Park, Ahn and Moon likely to gain more political influence



The main opposition Democratic Party scored a major win against the Grand National Party in the Seoul mayoral by-election, but that victory came with its own political cost, political observers said Wednesday.

The liberal party lent its full support to Park Won-soon, an independent candidate backed by civil groups, in order to take Seoul from the control of the conservative GNP.

The decision to root for a civil activist, not one of its politicians, may backfire for the party, as Park and his key ally Ahn Cheol-soo are likely to gain more influence in the looming race for parliamentary and presidential elections next year, the observers said.

“I represent the public’s desire for new politics,” Park has been saying ever since he announced his run for Seoul mayor.

Political analysts have also said that the popularity of Park and Ahn, a famed venture entrepreneur and professor, reflect the deepening voter disillusionment with established politics.

The two, although they have no political affiliation, are supported by young and reform-minded voters, the traditional vote base of the DP.

“The victory of Park is the victory of DP,” Sohn Hak-kyu, chairman of the DP, said Tuesday, the last day of campaigning.

However, Sohn, a presidential aspirant, and other DP members will struggle to take the center position in the looming consolidation of center-left and liberal forces ahead of the presidential election, as outside figures -- Park, Ahn and Moon Jae-in, the former chief of secretary to the late President Roh Moo-hyun -- gain more political clout.

The GNP will have much soul-searching to do following the by-elections.
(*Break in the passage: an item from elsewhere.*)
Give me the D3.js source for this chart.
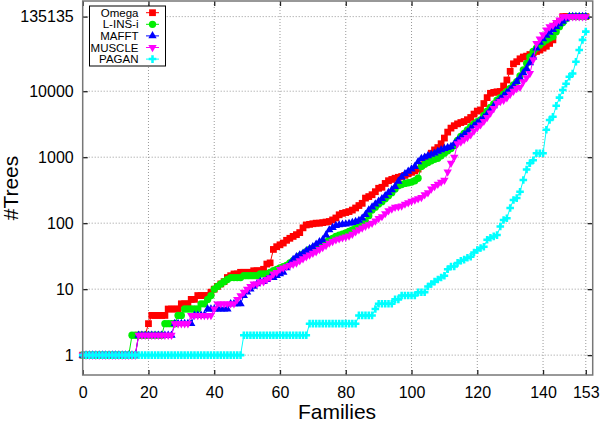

Mindful of the election’s fallout in the ruling camp, GNP chairman Rep. Hong Joon-pyo tried to play down the widespread notion that the Seoul mayoral election was a proxy war between liberal and conservative presidential candidates.

“I don’t think the Seoul election was a prelude to the presidential election,” he told reporters earlier in the day, after casting his ballot at a polling station in Seoul.

Still, Hong and other GNP leaders would find it hard to escape their responsibility for the loss, said Shin Yul, politics professor at Myongji University.

“If opposition wins, the GNP will have some difficult times, with members questioning whom to blame,” he said. Some could try to turn the blame to President Lee Myung-bak, who came under criticism for his plan for a luxury retirement house, he added.

The defeat of Na Kyung-won, the GNP’s candidate for Seoul mayor, if confirmed by the final results, would also deal a major blow to Park Geun-hye, the GNP’s most prominent presidential candidate who abandoned her low-key persona to campaign for Na.

“A mayor will not be able to run Seoul responsibly, if he or she doesn’t have a strong political party on its back,” Park Geun-hye has said Tuesday, meeting Na in her camp office.

The independent candidate’s victory would be a clear rebuttal of her remark by Seoul voters.

The election was widely considered as a proxy war between Park Geun-hye and her potential presidential competitors on the opposition side -- Ahn, Sohn and Moon.

Early returns indicated that Park Won-soon was poised for a victory in the Seoul mayoral by-election. Exit polls also placed Park ahead of Na.

For the ruling party, how to win in by-elections is a tough nut to crack as many voters have used them to deliver their judgment on the performance of the incumbent administration.

In three of the four by-elections conducted since the Lee Myung-bak administration took office in February 2008, the GNP suffered defeats to the DP.

In the by-election on April 29, 2009, the GNP failed to secure even one out of the five parliamentary seats up for grabs.

In another held on Oct. 28, 2009, the GNP was virtually defeated as it failed to gain any seats in strategically crucial districts in the Seoul metropolitan area and the Chungcheong region.

In the by-election on July 28, 2010, the ruling party saved its face as it won in five out of the eight parliamentary seats at stake. But it had to sustain another setback in an April 27 by-election this year as it lost in two of the three key districts including one in Bundang, Gyeonggi Province, which had long been regarded as one of its strongholds.